If you withhold a small amount of data, or even retrain on a sample of your trai...

kcorbitt · on Oct 28, 2024

I hadn't heard of isotonicregression before but I like it!

> it's good to create two models, one for likelihood of zero karma, and another expected karma, conditional on it being non-zero.

Another way to do this is to keep a single model but have it predict two outputs: (1) likelihood of zero karma, and (2) expected karma if non-zero. This would require writing a custom loss function which sounds intimidating but actually isn't too bad.

If I were actually putting a model like this into production at HN I'd likely try modeling the problem in that way.

Y_Y · on Oct 28, 2024

Did you dictate this? It looks like you typo'd/brain I'd "centered" into "censored", but even allowing for phonetic mistakes (of which I make many) and predictive text flubs, I still can't understand how this happened.

oli5679 · on Oct 28, 2024

I was thinking of censoring, maybe I should have said another word like floored.

The reason I think of this as censoring is that there are are some classical statistical models that model a distribution with a large mass at a minimum threshold, e.g. "tobit" censored regression.
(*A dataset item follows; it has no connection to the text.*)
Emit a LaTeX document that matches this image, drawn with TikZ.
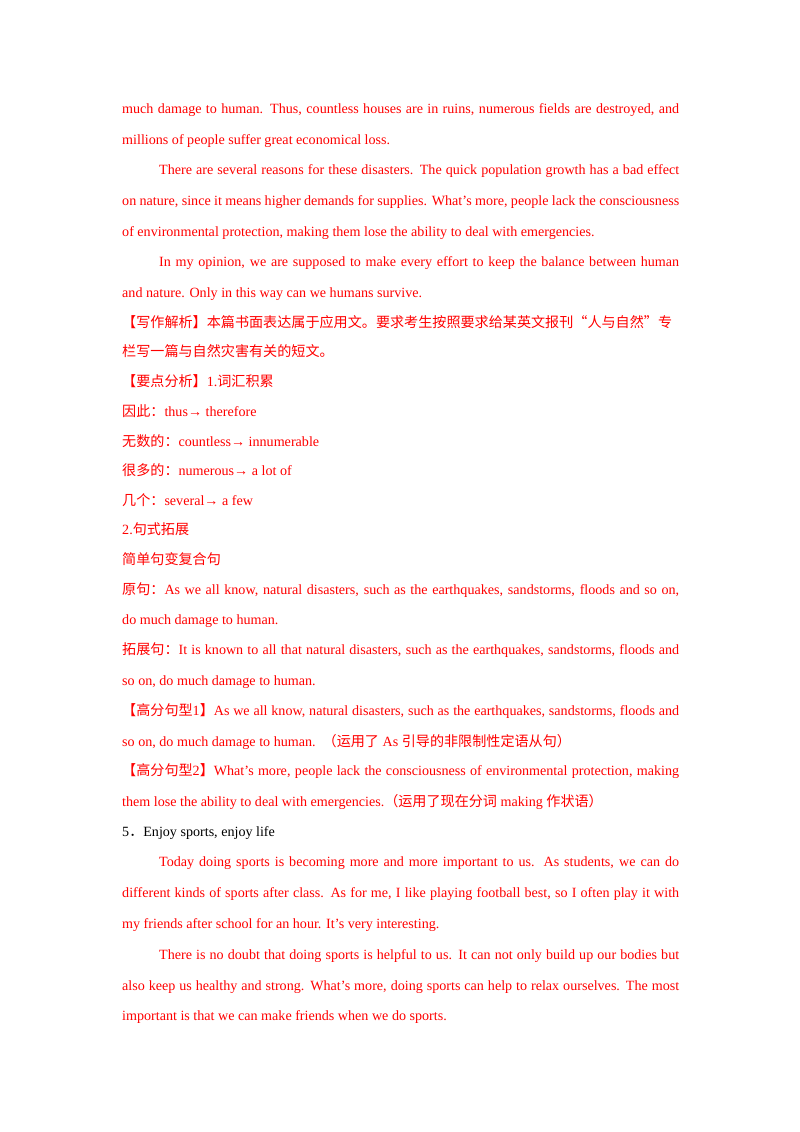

https://en.wikipedia.org/wiki/Censoring_(statistics)

Y_Y · on Oct 28, 2024

Thanks for the explanation. I never paid much attention in my stats lectures so I deserve to have missed out on that term-of-art. I think the physics lingo would be to call it "capped" or "bounded" or "constrained".

oli5679 · on Oct 28, 2024

thanks, it's very understandable that you thought i was mistyping 'centred'.

CaptainFever · on Oct 28, 2024

I'm not the parent commenter, but whisper based dictation is getting pretty awesome nowadays. It's almost as good as sci-fi.

(Fully dictated, no edits except for this)

1024core · on Oct 28, 2024

I also thought that the commenter spoke "centered" and the speech recognition model output "censored".